YOUR TASK: Write out the entire listing below exactly, with the pictures left out.

AVAILABLE DATA:
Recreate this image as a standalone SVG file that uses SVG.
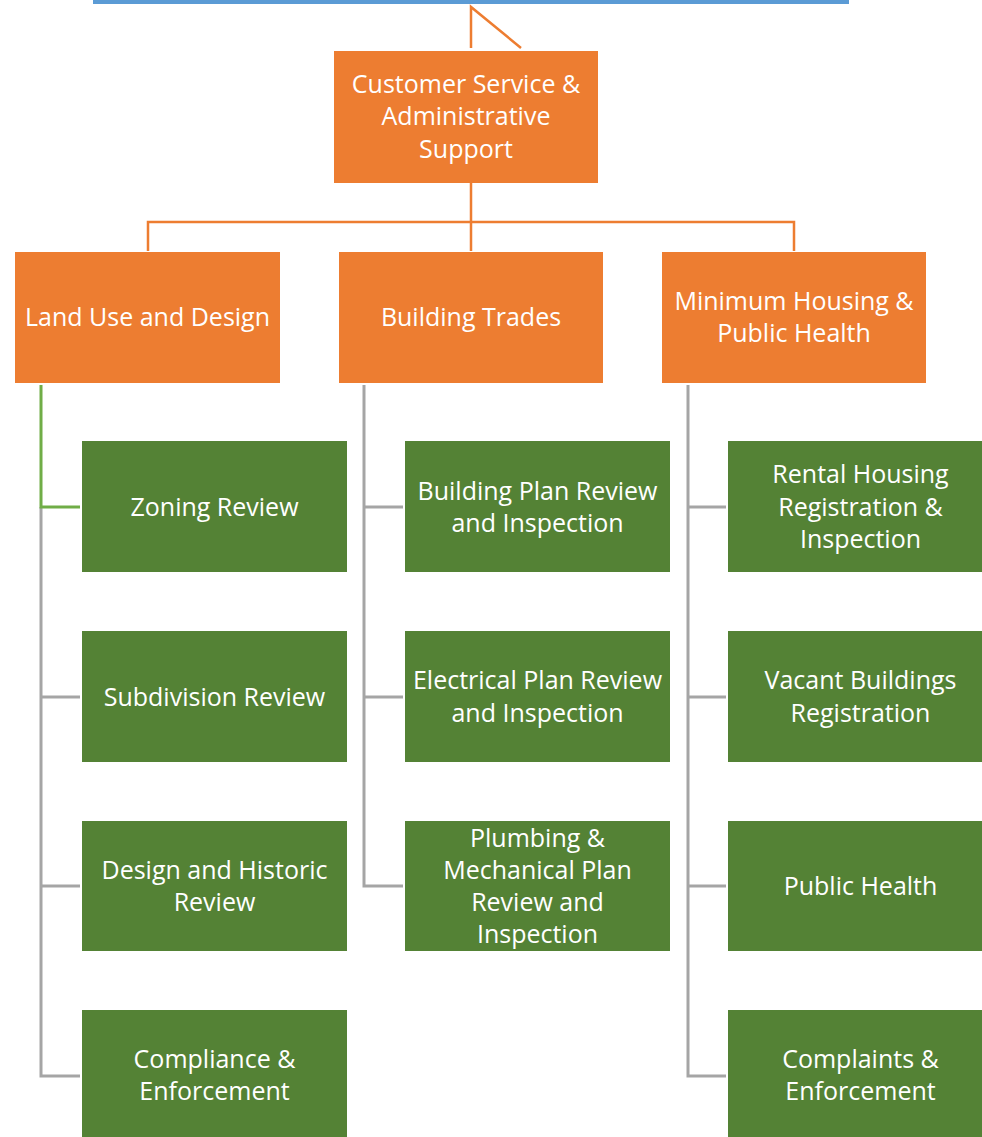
<svg xmlns="http://www.w3.org/2000/svg" width="982" height="1137" viewBox="0 0 982 1137">
<style>
.o{fill:#ed7d31}
.g{fill:#548235}
.t{fill:#fff;font-family:"Open Sans","Noto Sans",sans-serif;font-size:25px;text-anchor:middle}
.co{fill:none;stroke:#ed7d31;stroke-width:2.5}
.cg{fill:none;stroke:#a5a5a5;stroke-width:3}
.cgr{fill:none;stroke:#70ad47;stroke-width:3}
</style>
<rect x="93" y="0" width="756" height="4" fill="#5b9bd5"/>
<g id="connectors">
<path class="co" d="M471,48 V7 L521,48"/>
<path class="co" d="M471,183 V222 M148,251 V222 H794 V251 M471,222 V251"/>
<path class="cg" d="M41,507 V1076 H80 M41,697 H80 M41,886 H80"/>
<path class="cgr" d="M41,385 V507 H80"/>
<path class="cg" d="M364,385 V886 H403 M364,507 H403 M364,697 H403"/>
<path class="cg" d="M688,385 V1076 H726 M688,507 H726 M688,697 H726 M688,886 H726"/>
</g>
<g id="n-top"><rect class="o" x="334" y="51" width="264" height="132"/>
<text class="t" x="466" y="93">Customer Service &amp;</text><text class="t" x="466" y="125">Administrative</text><text class="t" x="466" y="158">Support</text></g>
<g id="n-land"><rect class="o" x="15" y="252" width="265" height="131"/><text class="t" x="147.5" y="326">Land Use and Design</text></g>
<g id="n-build"><rect class="o" x="339" y="252" width="264" height="131"/><text class="t" x="471" y="326">Building Trades</text></g>
<g id="n-min"><rect class="o" x="662" y="252" width="264" height="131"/><text class="t" x="794" y="310">Minimum Housing &amp;</text><text class="t" x="794" y="342">Public Health</text></g>

<g id="n-zoning"><rect class="g" x="82" y="441" width="265" height="131"/><text class="t" x="214.5" y="516">Zoning Review</text></g>
<g id="n-subdiv"><rect class="g" x="82" y="631" width="265" height="131"/><text class="t" x="214.5" y="706">Subdivision Review</text></g>
<g id="n-design"><rect class="g" x="82" y="821" width="265" height="130"/><text class="t" x="214.5" y="879">Design and Historic</text><text class="t" x="214.5" y="911">Review</text></g>
<g id="n-compl"><rect class="g" x="82" y="1010" width="265" height="131"/><text class="t" x="214.5" y="1068">Compliance &amp;</text><text class="t" x="214.5" y="1100">Enforcement</text></g>

<g id="n-bpr"><rect class="g" x="405" y="441" width="265" height="131"/><text class="t" x="537.5" y="500">Building Plan Review</text><text class="t" x="537.5" y="532">and Inspection</text></g>
<g id="n-epr"><rect class="g" x="405" y="631" width="265" height="131"/><text class="t" x="537.5" y="689">Electrical Plan Review</text><text class="t" x="537.5" y="722">and Inspection</text></g>
<g id="n-pmpr"><rect class="g" x="405" y="821" width="265" height="130"/><text class="t" x="537.5" y="847">Plumbing &amp;</text><text class="t" x="537.5" y="879">Mechanical Plan</text><text class="t" x="537.5" y="911">Review and</text><text class="t" x="537.5" y="943">Inspection</text></g>

<g id="n-rental"><rect class="g" x="728" y="441" width="265" height="131"/><text class="t" x="860.5" y="483">Rental Housing</text><text class="t" x="860.5" y="516">Registration &amp;</text><text class="t" x="860.5" y="548">Inspection</text></g>
<g id="n-vacant"><rect class="g" x="728" y="631" width="265" height="131"/><text class="t" x="860.5" y="689">Vacant Buildings</text><text class="t" x="860.5" y="722">Registration</text></g>
<g id="n-ph"><rect class="g" x="728" y="821" width="265" height="130"/><text class="t" x="860.5" y="895">Public Health</text></g>
<g id="n-complaints"><rect class="g" x="728" y="1010" width="265" height="131"/><text class="t" x="860.5" y="1068">Complaints &amp;</text><text class="t" x="860.5" y="1100">Enforcement</text></g>
</svg>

FINAL RESULT:
Recreate this image as a standalone SVG file that uses SVG.
<svg xmlns="http://www.w3.org/2000/svg" width="982" height="1137" viewBox="0 0 982 1137">
<style>
.o{fill:#ed7d31}
.g{fill:#548235}
.t{fill:#fff;font-family:"Open Sans","Noto Sans",sans-serif;font-size:25px;text-anchor:middle}
.co{fill:none;stroke:#ed7d31;stroke-width:2.5}
.cg{fill:none;stroke:#a5a5a5;stroke-width:3}
.cgr{fill:none;stroke:#70ad47;stroke-width:3}
</style>
<rect x="93" y="0" width="756" height="4" fill="#5b9bd5"/>
<g id="connectors">
<path class="co" d="M471,48 V7 L521,48"/>
<path class="co" d="M471,183 V222 M148,251 V222 H794 V251 M471,222 V251"/>
<path class="cg" d="M41,507 V1076 H80 M41,697 H80 M41,886 H80"/>
<path class="cgr" d="M41,385 V507 H80"/>
<path class="cg" d="M364,385 V886 H403 M364,507 H403 M364,697 H403"/>
<path class="cg" d="M688,385 V1076 H726 M688,507 H726 M688,697 H726 M688,886 H726"/>
</g>
<g id="n-top"><rect class="o" x="334" y="51" width="264" height="132"/>
<text class="t" x="466" y="93">Customer Service &amp;</text><text class="t" x="466" y="125">Administrative</text><text class="t" x="466" y="158">Support</text></g>
<g id="n-land"><rect class="o" x="15" y="252" width="265" height="131"/><text class="t" x="147.5" y="326">Land Use and Design</text></g>
<g id="n-build"><rect class="o" x="339" y="252" width="264" height="131"/><text class="t" x="471" y="326">Building Trades</text></g>
<g id="n-min"><rect class="o" x="662" y="252" width="264" height="131"/><text class="t" x="794" y="310">Minimum Housing &amp;</text><text class="t" x="794" y="342">Public Health</text></g>

<g id="n-zoning"><rect class="g" x="82" y="441" width="265" height="131"/><text class="t" x="214.5" y="516">Zoning Review</text></g>
<g id="n-subdiv"><rect class="g" x="82" y="631" width="265" height="131"/><text class="t" x="214.5" y="706">Subdivision Review</text></g>
<g id="n-design"><rect class="g" x="82" y="821" width="265" height="130"/><text class="t" x="214.5" y="879">Design and Historic</text><text class="t" x="214.5" y="911">Review</text></g>
<g id="n-compl"><rect class="g" x="82" y="1010" width="265" height="131"/><text class="t" x="214.5" y="1068">Compliance &amp;</text><text class="t" x="214.5" y="1100">Enforcement</text></g>

<g id="n-bpr"><rect class="g" x="405" y="441" width="265" height="131"/><text class="t" x="537.5" y="500">Building Plan Review</text><text class="t" x="537.5" y="532">and Inspection</text></g>
<g id="n-epr"><rect class="g" x="405" y="631" width="265" height="131"/><text class="t" x="537.5" y="689">Electrical Plan Review</text><text class="t" x="537.5" y="722">and Inspection</text></g>
<g id="n-pmpr"><rect class="g" x="405" y="821" width="265" height="130"/><text class="t" x="537.5" y="847">Plumbing &amp;</text><text class="t" x="537.5" y="879">Mechanical Plan</text><text class="t" x="537.5" y="911">Review and</text><text class="t" x="537.5" y="943">Inspection</text></g>

<g id="n-rental"><rect class="g" x="728" y="441" width="265" height="131"/><text class="t" x="860.5" y="483">Rental Housing</text><text class="t" x="860.5" y="516">Registration &amp;</text><text class="t" x="860.5" y="548">Inspection</text></g>
<g id="n-vacant"><rect class="g" x="728" y="631" width="265" height="131"/><text class="t" x="860.5" y="689">Vacant Buildings</text><text class="t" x="860.5" y="722">Registration</text></g>
<g id="n-ph"><rect class="g" x="728" y="821" width="265" height="130"/><text class="t" x="860.5" y="895">Public Health</text></g>
<g id="n-complaints"><rect class="g" x="728" y="1010" width="265" height="131"/><text class="t" x="860.5" y="1068">Complaints &amp;</text><text class="t" x="860.5" y="1100">Enforcement</text></g>
</svg>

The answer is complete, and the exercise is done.